• [Data extract]:
*-*-*
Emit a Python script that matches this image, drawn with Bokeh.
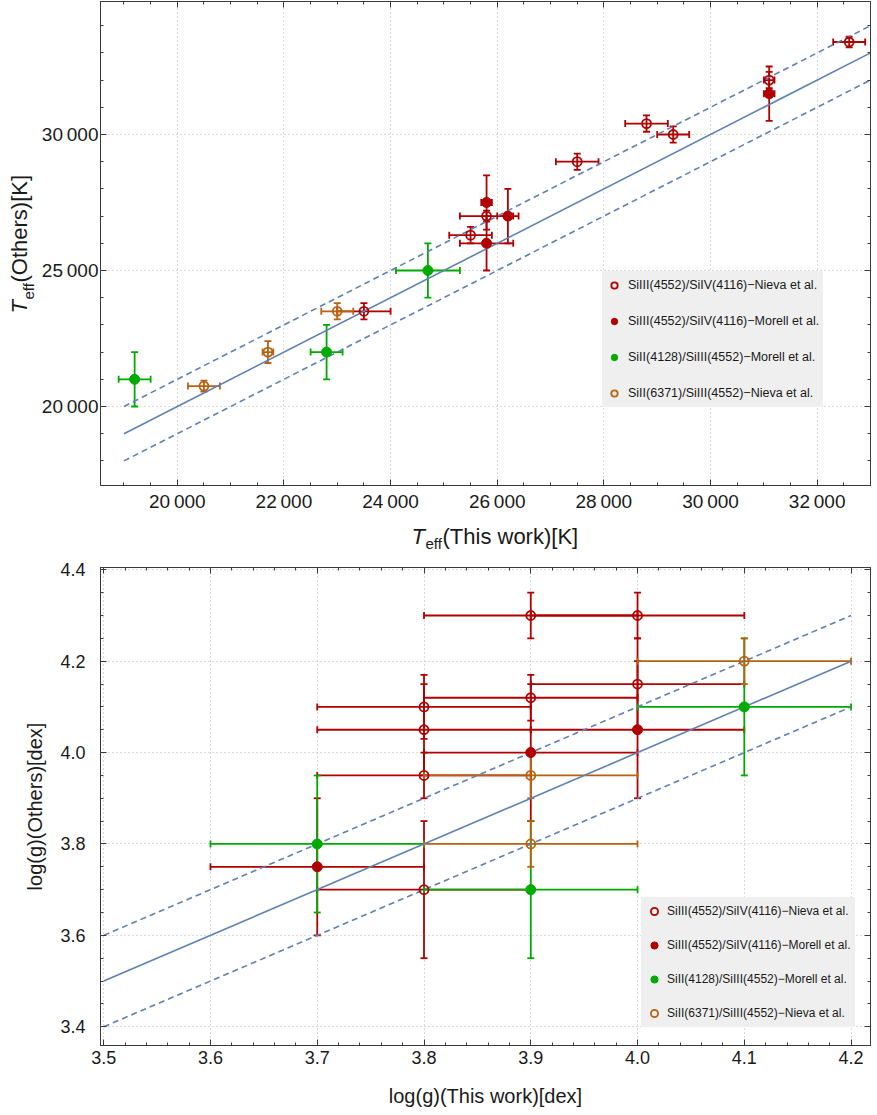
*-*-*
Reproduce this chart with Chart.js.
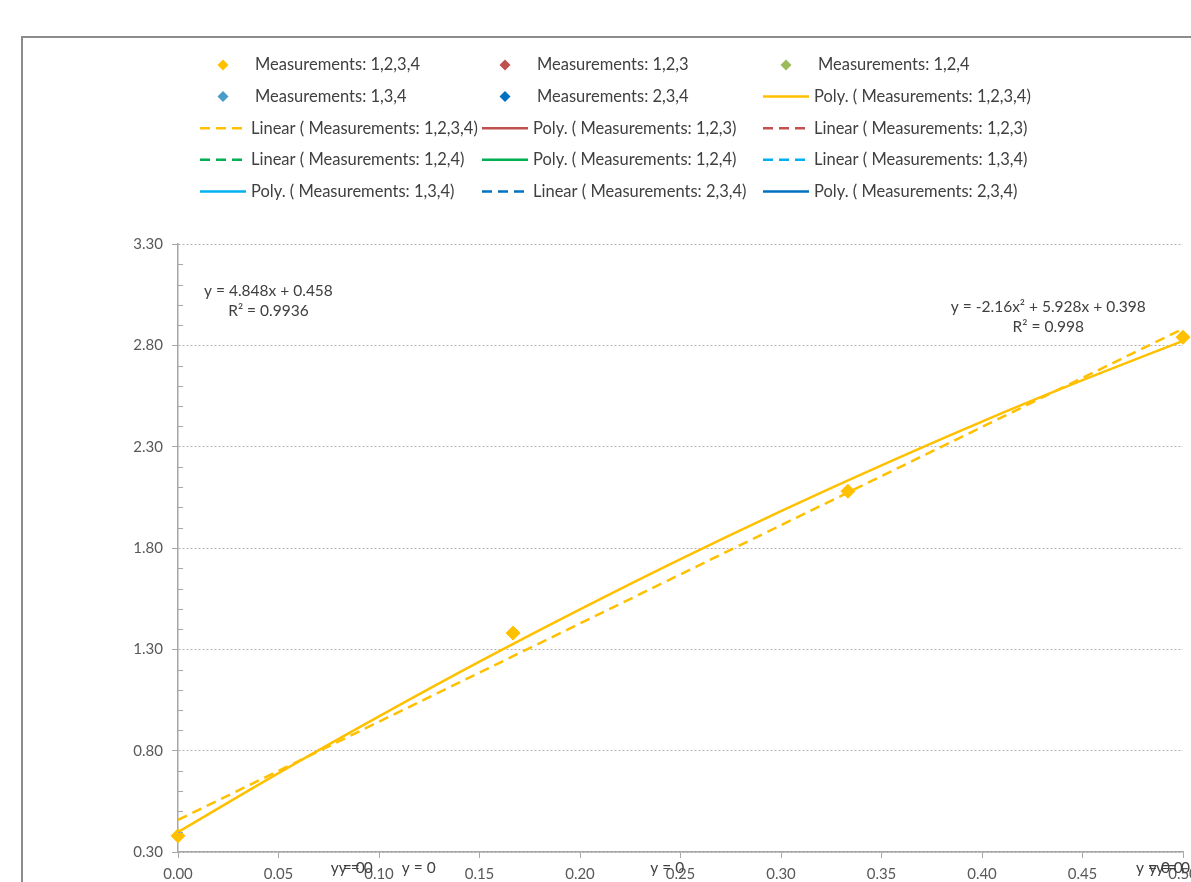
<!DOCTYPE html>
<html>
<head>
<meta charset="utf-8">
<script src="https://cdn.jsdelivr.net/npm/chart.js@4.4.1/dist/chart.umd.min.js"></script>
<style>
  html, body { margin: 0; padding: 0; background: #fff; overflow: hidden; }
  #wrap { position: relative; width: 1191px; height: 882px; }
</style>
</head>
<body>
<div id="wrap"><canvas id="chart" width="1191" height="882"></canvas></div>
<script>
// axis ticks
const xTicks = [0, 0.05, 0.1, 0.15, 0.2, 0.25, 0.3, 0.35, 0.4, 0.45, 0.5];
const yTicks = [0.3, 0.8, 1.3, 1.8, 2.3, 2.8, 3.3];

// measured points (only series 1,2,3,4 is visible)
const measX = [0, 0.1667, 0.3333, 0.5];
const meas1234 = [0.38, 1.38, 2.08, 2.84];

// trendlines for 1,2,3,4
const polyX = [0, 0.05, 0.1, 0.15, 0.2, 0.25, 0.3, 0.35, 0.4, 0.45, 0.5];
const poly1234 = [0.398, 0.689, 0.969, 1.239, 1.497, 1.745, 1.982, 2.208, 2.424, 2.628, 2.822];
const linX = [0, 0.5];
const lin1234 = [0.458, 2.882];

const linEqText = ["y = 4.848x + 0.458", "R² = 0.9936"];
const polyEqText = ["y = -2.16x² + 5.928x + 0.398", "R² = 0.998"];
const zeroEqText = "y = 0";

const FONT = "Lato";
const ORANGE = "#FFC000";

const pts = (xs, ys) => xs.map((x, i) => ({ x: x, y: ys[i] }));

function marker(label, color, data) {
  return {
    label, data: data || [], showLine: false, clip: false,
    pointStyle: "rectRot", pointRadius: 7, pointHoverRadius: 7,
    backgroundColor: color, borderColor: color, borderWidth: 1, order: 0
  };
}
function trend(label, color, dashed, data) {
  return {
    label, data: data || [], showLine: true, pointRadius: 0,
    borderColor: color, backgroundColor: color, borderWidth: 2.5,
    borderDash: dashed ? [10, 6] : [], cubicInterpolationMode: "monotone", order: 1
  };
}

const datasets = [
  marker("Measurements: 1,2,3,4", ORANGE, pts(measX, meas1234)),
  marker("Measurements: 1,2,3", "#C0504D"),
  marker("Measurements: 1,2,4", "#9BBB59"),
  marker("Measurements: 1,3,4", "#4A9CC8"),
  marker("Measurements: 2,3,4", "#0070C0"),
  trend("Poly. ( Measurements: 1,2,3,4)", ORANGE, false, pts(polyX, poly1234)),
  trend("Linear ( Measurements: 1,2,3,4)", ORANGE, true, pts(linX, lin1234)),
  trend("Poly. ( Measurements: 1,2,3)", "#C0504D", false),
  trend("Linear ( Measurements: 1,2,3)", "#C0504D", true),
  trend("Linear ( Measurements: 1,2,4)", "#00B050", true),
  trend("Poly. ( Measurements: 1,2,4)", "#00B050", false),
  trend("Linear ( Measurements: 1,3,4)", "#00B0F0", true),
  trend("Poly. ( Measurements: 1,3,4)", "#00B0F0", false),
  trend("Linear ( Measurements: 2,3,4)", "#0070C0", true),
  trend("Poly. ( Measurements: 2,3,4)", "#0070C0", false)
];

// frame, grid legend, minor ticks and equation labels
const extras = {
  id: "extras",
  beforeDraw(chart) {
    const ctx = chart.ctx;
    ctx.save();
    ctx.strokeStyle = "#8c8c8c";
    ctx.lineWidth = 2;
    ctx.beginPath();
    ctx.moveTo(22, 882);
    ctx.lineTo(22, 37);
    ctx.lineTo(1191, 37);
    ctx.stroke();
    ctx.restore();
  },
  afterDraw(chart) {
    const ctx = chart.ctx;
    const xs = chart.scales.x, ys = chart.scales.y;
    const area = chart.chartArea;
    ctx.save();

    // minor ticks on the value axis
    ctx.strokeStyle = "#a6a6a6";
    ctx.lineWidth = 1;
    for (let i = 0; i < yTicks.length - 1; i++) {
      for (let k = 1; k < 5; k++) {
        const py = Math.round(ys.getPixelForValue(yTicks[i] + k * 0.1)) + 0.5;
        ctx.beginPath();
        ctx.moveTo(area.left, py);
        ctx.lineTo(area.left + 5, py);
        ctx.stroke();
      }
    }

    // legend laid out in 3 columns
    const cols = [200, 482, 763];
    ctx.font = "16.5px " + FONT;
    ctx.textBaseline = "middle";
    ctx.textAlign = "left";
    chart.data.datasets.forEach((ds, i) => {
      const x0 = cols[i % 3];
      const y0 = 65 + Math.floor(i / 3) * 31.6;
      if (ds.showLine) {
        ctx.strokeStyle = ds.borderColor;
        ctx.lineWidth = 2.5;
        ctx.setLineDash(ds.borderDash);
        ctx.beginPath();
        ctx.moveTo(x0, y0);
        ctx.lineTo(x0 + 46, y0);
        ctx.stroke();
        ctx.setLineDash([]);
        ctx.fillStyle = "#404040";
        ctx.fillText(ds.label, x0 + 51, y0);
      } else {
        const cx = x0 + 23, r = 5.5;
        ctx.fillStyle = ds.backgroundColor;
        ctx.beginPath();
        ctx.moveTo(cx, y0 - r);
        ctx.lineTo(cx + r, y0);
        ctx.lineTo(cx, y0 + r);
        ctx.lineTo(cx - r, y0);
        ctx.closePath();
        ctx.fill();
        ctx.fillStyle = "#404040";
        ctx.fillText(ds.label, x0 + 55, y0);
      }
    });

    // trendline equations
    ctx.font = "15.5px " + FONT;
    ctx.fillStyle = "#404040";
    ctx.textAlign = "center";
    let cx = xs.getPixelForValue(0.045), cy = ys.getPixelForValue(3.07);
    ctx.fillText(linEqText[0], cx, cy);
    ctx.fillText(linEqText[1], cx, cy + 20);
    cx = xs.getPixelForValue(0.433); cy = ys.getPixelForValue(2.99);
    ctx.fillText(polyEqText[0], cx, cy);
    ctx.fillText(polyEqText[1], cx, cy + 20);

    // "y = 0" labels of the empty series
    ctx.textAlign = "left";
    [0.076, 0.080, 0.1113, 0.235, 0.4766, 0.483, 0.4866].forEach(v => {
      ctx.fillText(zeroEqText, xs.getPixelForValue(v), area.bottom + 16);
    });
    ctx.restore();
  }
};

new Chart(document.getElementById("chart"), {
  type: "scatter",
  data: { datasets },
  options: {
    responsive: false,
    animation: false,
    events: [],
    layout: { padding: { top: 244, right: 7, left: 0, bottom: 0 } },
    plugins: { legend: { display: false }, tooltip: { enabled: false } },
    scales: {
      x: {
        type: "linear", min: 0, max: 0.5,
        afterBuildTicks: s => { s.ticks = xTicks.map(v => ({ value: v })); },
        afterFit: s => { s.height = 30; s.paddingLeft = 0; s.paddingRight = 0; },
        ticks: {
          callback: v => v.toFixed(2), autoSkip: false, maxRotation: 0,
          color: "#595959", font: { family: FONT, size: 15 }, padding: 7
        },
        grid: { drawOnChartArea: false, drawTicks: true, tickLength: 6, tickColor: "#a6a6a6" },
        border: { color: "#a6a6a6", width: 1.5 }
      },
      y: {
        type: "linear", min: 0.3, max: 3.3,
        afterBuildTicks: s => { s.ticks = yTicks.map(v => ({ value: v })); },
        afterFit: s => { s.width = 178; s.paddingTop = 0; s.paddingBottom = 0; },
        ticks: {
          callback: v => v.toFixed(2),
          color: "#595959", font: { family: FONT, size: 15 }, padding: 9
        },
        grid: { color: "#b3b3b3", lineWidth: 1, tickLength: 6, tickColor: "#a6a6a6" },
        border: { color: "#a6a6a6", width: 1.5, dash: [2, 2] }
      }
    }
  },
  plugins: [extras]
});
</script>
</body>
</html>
*-*-*
Copy out the listing above from the line containing "Reproduce this chart with Chart.js." to the line containing "const yTicks = [0.3, 0.8, 1.3, 1.8, 2.3, 2.8, 3.3];", both included, exactly as written and minus the images.

Reproduce this chart with Chart.js.
<!DOCTYPE html>
<html>
<head>
<meta charset="utf-8">
<script src="https://cdn.jsdelivr.net/npm/chart.js@4.4.1/dist/chart.umd.min.js"></script>
<style>
  html, body { margin: 0; padding: 0; background: #fff; overflow: hidden; }
  #wrap { position: relative; width: 1191px; height: 882px; }
</style>
</head>
<body>
<div id="wrap"><canvas id="chart" width="1191" height="882"></canvas></div>
<script>
// axis ticks
const xTicks = [0, 0.05, 0.1, 0.15, 0.2, 0.25, 0.3, 0.35, 0.4, 0.45, 0.5];
const yTicks = [0.3, 0.8, 1.3, 1.8, 2.3, 2.8, 3.3];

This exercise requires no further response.